Dataset content:

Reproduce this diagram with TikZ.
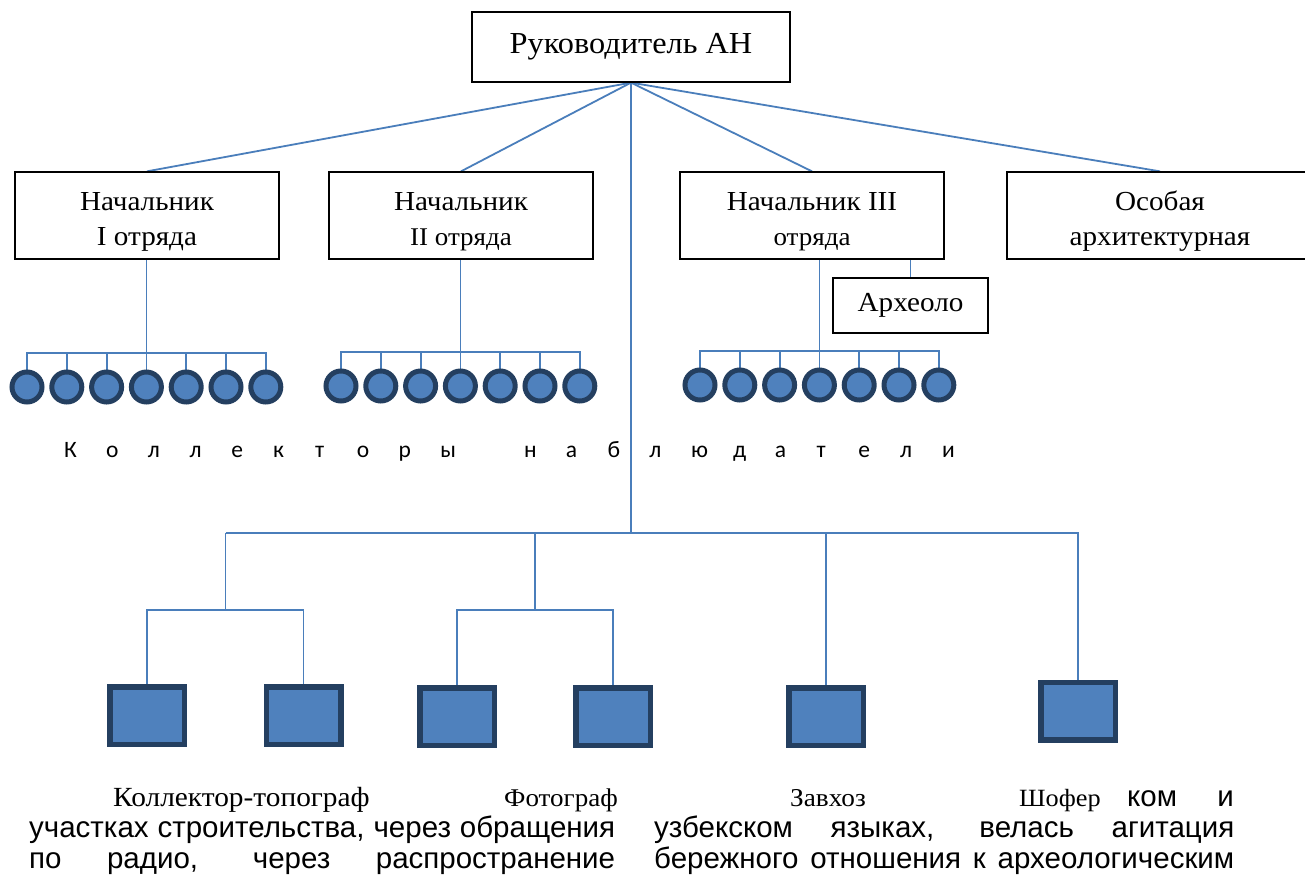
\documentclass[tikz,border=0pt]{standalone}
\usepackage{fontspec}
\setmainfont{Liberation Serif}[FakeStretch=1.06]
\newfontfamily\bodyfont{Liberation Sans}
\newfontfamily\spacedfont{Carlito}
\usetikzlibrary{positioning, backgrounds}
\definecolor{linkblue}{HTML}{4A7EBB}
\definecolor{dotfill}{HTML}{4F81BD}
\definecolor{dotedge}{HTML}{243F60}
\newcommand{\secondline}{\fontsize{25.5}{30}\selectfont}
\newcommand{\headstrut}{\rule{0pt}{30pt}}

\begin{document}
\begin{tikzpicture}[x=1pt, y=-1pt,
    every node/.style={inner sep=0pt},
    chief/.style={rectangle, draw, fill=white, line width=1.3pt,
                  minimum width=318pt, minimum height=70pt, align=center,
                  font=\fontsize{30.5}{36}\selectfont},
    head/.style={rectangle, draw, fill=white, line width=1.3pt,
                 minimum width=264pt, minimum height=87pt, align=center,
                 font=\fontsize{27.5}{35}\selectfont},
    member/.style={circle, draw=dotedge, fill=dotfill, line width=5pt, minimum size=30pt},
    post/.style={rectangle, draw=dotedge, fill=dotfill, line width=5.5pt,
                 minimum width=74.5pt, minimum height=57.5pt},
    link/.style={draw=linkblue, line width=1.8pt},
    role/.style={anchor=base west, font=\fontsize{27.7}{32}\selectfont},
    body/.style={anchor=base west, font=\bodyfont\fontsize{29.5}{33}\selectfont},
    spaced/.style={anchor=base west, font=\spacedfont\fontsize{23.5}{27}\selectfont}
]
    \useasboundingbox (0,0) rectangle (1305,877);

    % boxes
    \node[chief]  (ruk)  at (631,47)      {Руководитель АН};
    \node[head]   (n1)   at (147,215.5)   {\headstrut Начальник\\I отряда};
    \node[head]   (n2)   at (461,215.5)   {\headstrut Начальник\\{\secondline II отряда}};
    \node[head]   (n3)   at (812,215.5)   {\headstrut Начальник III\\{\secondline отряда}};
    \node[head, minimum width=306pt] (n4) at (1160,215.5) {\headstrut Особая\\архитектурная};
    \node[rectangle, draw, fill=white, line width=1.3pt, minimum width=155pt,
          minimum height=55pt, font=\fontsize{27.5}{32}\selectfont] (arch) at (910.5,305.5) {Археоло};

    % collectors
    \foreach \i in {1,...,7} {
        \node[member] (c1-\i) at ({27+39.8*(\i-1)},387)  {};
        \node[member] (c2-\i) at ({341+39.8*(\i-1)},386) {};
        \node[member] (c3-\i) at ({700+39.8*(\i-1)},385) {};
    }

    % staff
    \node[post] (p1) at (147,715.5)   {};
    \node[post] (p2) at (303.5,715.5) {};
    \node[post] (p3) at (457,716.5)   {};
    \node[post] (p4) at (613,716.5)   {};
    \node[post] (p5) at (826,716.5)   {};
    \node[post] (p6) at (1078,711)    {};

    \coordinate (hub) at (631,533);
    \coordinate (s1)  at (225.5,610);
    \coordinate (s2)  at (535,610);

    \begin{scope}[on background layer]
        \fill[white] (0,0) rectangle (1305,877);
        \draw[link] (ruk.south) -- (n1.north);
        \draw[link] (ruk.south) -- (n2.north);
        \draw[link] (ruk.south) -- (n3.north);
        \draw[link] (ruk.south) -- (n4.north);
        \draw[link] (ruk.south) -- (hub);
        \draw[link] (arch.north) -- (arch.north |- n3.south);
        \foreach \g in {1,2,3} {
            \draw[link] (c\g-1.center) -- ++(0,-34) -| (c\g-7.center);
            \foreach \i in {2,...,6}
                \draw[link] (c\g-\i.center) -- ++(0,-34);
            \draw[link] (c\g-4 |- n\g.south) -- (c\g-4.center);
        }
        \draw[link] (s1 |- hub) -- (p6.north |- hub) -- (p6.north);
        \draw[link] (s1 |- hub) -- (s1);
        \draw[link] (s2 |- hub) -- (s2);
        \draw[link] (p5.north |- hub) -- (p5.north);
        \draw[link] (p1.north) |- (s1) -| (p2.north);
        \draw[link] (p3.north) |- (s2) -| (p4.north);
    \end{scope}

    % spaced caption
    \foreach \ch [count=\k from 0] in {К,о,л,л,е,к,т,о,р,ы}
        \node[spaced] (w1-\k) at ({64+41.8*\k},457) {\ch};
    \foreach \ch [count=\k from 0] in {н,а,б,л,ю,д,а,т,е,л,и}
        \node[spaced] (w2-\k) at ({64+41.8*(\k+11)},457) {\ch};

    % labels
    \node[role] (r1) at (113,806) {Коллектор-топограф};
    \node[role, font=\fontsize{25.5}{30}\selectfont] (r2) at (504,806) {Фотограф};
    \node[role, font=\fontsize{25.7}{30}\selectfont] (r3) at (790,806) {Завхоз};
    \node[role, font=\fontsize{24.8}{29}\selectfont] (r4) at (1019,806) {Шофер};

    % text of the page
    \node[body] (t1a) at (1127,806) {ком};
    \node[body, anchor=base east] (t1b) at (1234,806) {и};
    \node[body] (t2a) at (29,837)  {\makebox[586pt][s]{участках строительства, через обращения}};
    \node[body] (t2b) at (654,837) {\makebox[580pt][s]{узбекском языках, велась агитация}};
    \node[body] (t3a) at (29,868)  {\makebox[586pt][s]{по радио, через распространение}};
    \node[body] (t3b) at (654,868) {\makebox[580pt][s]{бережного отношения к археологическим}};
\end{tikzpicture}
\end{document}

Exercise instructions: Go through the listing above and write it all out exactly, leaving out any picture.

Full solution:
Reproduce this diagram with TikZ.
\documentclass[tikz,border=0pt]{standalone}
\usepackage{fontspec}
\setmainfont{Liberation Serif}[FakeStretch=1.06]
\newfontfamily\bodyfont{Liberation Sans}
\newfontfamily\spacedfont{Carlito}
\usetikzlibrary{positioning, backgrounds}
\definecolor{linkblue}{HTML}{4A7EBB}
\definecolor{dotfill}{HTML}{4F81BD}
\definecolor{dotedge}{HTML}{243F60}
\newcommand{\secondline}{\fontsize{25.5}{30}\selectfont}
\newcommand{\headstrut}{\rule{0pt}{30pt}}

\begin{document}
\begin{tikzpicture}[x=1pt, y=-1pt,
    every node/.style={inner sep=0pt},
    chief/.style={rectangle, draw, fill=white, line width=1.3pt,
                  minimum width=318pt, minimum height=70pt, align=center,
                  font=\fontsize{30.5}{36}\selectfont},
    head/.style={rectangle, draw, fill=white, line width=1.3pt,
                 minimum width=264pt, minimum height=87pt, align=center,
                 font=\fontsize{27.5}{35}\selectfont},
    member/.style={circle, draw=dotedge, fill=dotfill, line width=5pt, minimum size=30pt},
    post/.style={rectangle, draw=dotedge, fill=dotfill, line width=5.5pt,
                 minimum width=74.5pt, minimum height=57.5pt},
    link/.style={draw=linkblue, line width=1.8pt},
    role/.style={anchor=base west, font=\fontsize{27.7}{32}\selectfont},
    body/.style={anchor=base west, font=\bodyfont\fontsize{29.5}{33}\selectfont},
    spaced/.style={anchor=base west, font=\spacedfont\fontsize{23.5}{27}\selectfont}
]
    \useasboundingbox (0,0) rectangle (1305,877);

    % boxes
    \node[chief]  (ruk)  at (631,47)      {Руководитель АН};
    \node[head]   (n1)   at (147,215.5)   {\headstrut Начальник\\I отряда};
    \node[head]   (n2)   at (461,215.5)   {\headstrut Начальник\\{\secondline II отряда}};
    \node[head]   (n3)   at (812,215.5)   {\headstrut Начальник III\\{\secondline отряда}};
    \node[head, minimum width=306pt] (n4) at (1160,215.5) {\headstrut Особая\\архитектурная};
    \node[rectangle, draw, fill=white, line width=1.3pt, minimum width=155pt,
          minimum height=55pt, font=\fontsize{27.5}{32}\selectfont] (arch) at (910.5,305.5) {Археоло};

    % collectors
    \foreach \i in {1,...,7} {
        \node[member] (c1-\i) at ({27+39.8*(\i-1)},387)  {};
        \node[member] (c2-\i) at ({341+39.8*(\i-1)},386) {};
        \node[member] (c3-\i) at ({700+39.8*(\i-1)},385) {};
    }

    % staff
    \node[post] (p1) at (147,715.5)   {};
    \node[post] (p2) at (303.5,715.5) {};
    \node[post] (p3) at (457,716.5)   {};
    \node[post] (p4) at (613,716.5)   {};
    \node[post] (p5) at (826,716.5)   {};
    \node[post] (p6) at (1078,711)    {};

    \coordinate (hub) at (631,533);
    \coordinate (s1)  at (225.5,610);
    \coordinate (s2)  at (535,610);

    \begin{scope}[on background layer]
        \fill[white] (0,0) rectangle (1305,877);
        \draw[link] (ruk.south) -- (n1.north);
        \draw[link] (ruk.south) -- (n2.north);
        \draw[link] (ruk.south) -- (n3.north);
        \draw[link] (ruk.south) -- (n4.north);
        \draw[link] (ruk.south) -- (hub);
        \draw[link] (arch.north) -- (arch.north |- n3.south);
        \foreach \g in {1,2,3} {
            \draw[link] (c\g-1.center) -- ++(0,-34) -| (c\g-7.center);
            \foreach \i in {2,...,6}
                \draw[link] (c\g-\i.center) -- ++(0,-34);
            \draw[link] (c\g-4 |- n\g.south) -- (c\g-4.center);
        }
        \draw[link] (s1 |- hub) -- (p6.north |- hub) -- (p6.north);
        \draw[link] (s1 |- hub) -- (s1);
        \draw[link] (s2 |- hub) -- (s2);
        \draw[link] (p5.north |- hub) -- (p5.north);
        \draw[link] (p1.north) |- (s1) -| (p2.north);
        \draw[link] (p3.north) |- (s2) -| (p4.north);
    \end{scope}

    % spaced caption
    \foreach \ch [count=\k from 0] in {К,о,л,л,е,к,т,о,р,ы}
        \node[spaced] (w1-\k) at ({64+41.8*\k},457) {\ch};
    \foreach \ch [count=\k from 0] in {н,а,б,л,ю,д,а,т,е,л,и}
        \node[spaced] (w2-\k) at ({64+41.8*(\k+11)},457) {\ch};

    % labels
    \node[role] (r1) at (113,806) {Коллектор-топограф};
    \node[role, font=\fontsize{25.5}{30}\selectfont] (r2) at (504,806) {Фотограф};
    \node[role, font=\fontsize{25.7}{30}\selectfont] (r3) at (790,806) {Завхоз};
    \node[role, font=\fontsize{24.8}{29}\selectfont] (r4) at (1019,806) {Шофер};

    % text of the page
    \node[body] (t1a) at (1127,806) {ком};
    \node[body, anchor=base east] (t1b) at (1234,806) {и};
    \node[body] (t2a) at (29,837)  {\makebox[586pt][s]{участках строительства, через обращения}};
    \node[body] (t2b) at (654,837) {\makebox[580pt][s]{узбекском языках, велась агитация}};
    \node[body] (t3a) at (29,868)  {\makebox[586pt][s]{по радио, через распространение}};
    \node[body] (t3b) at (654,868) {\makebox[580pt][s]{бережного отношения к археологическим}};
\end{tikzpicture}
\end{document}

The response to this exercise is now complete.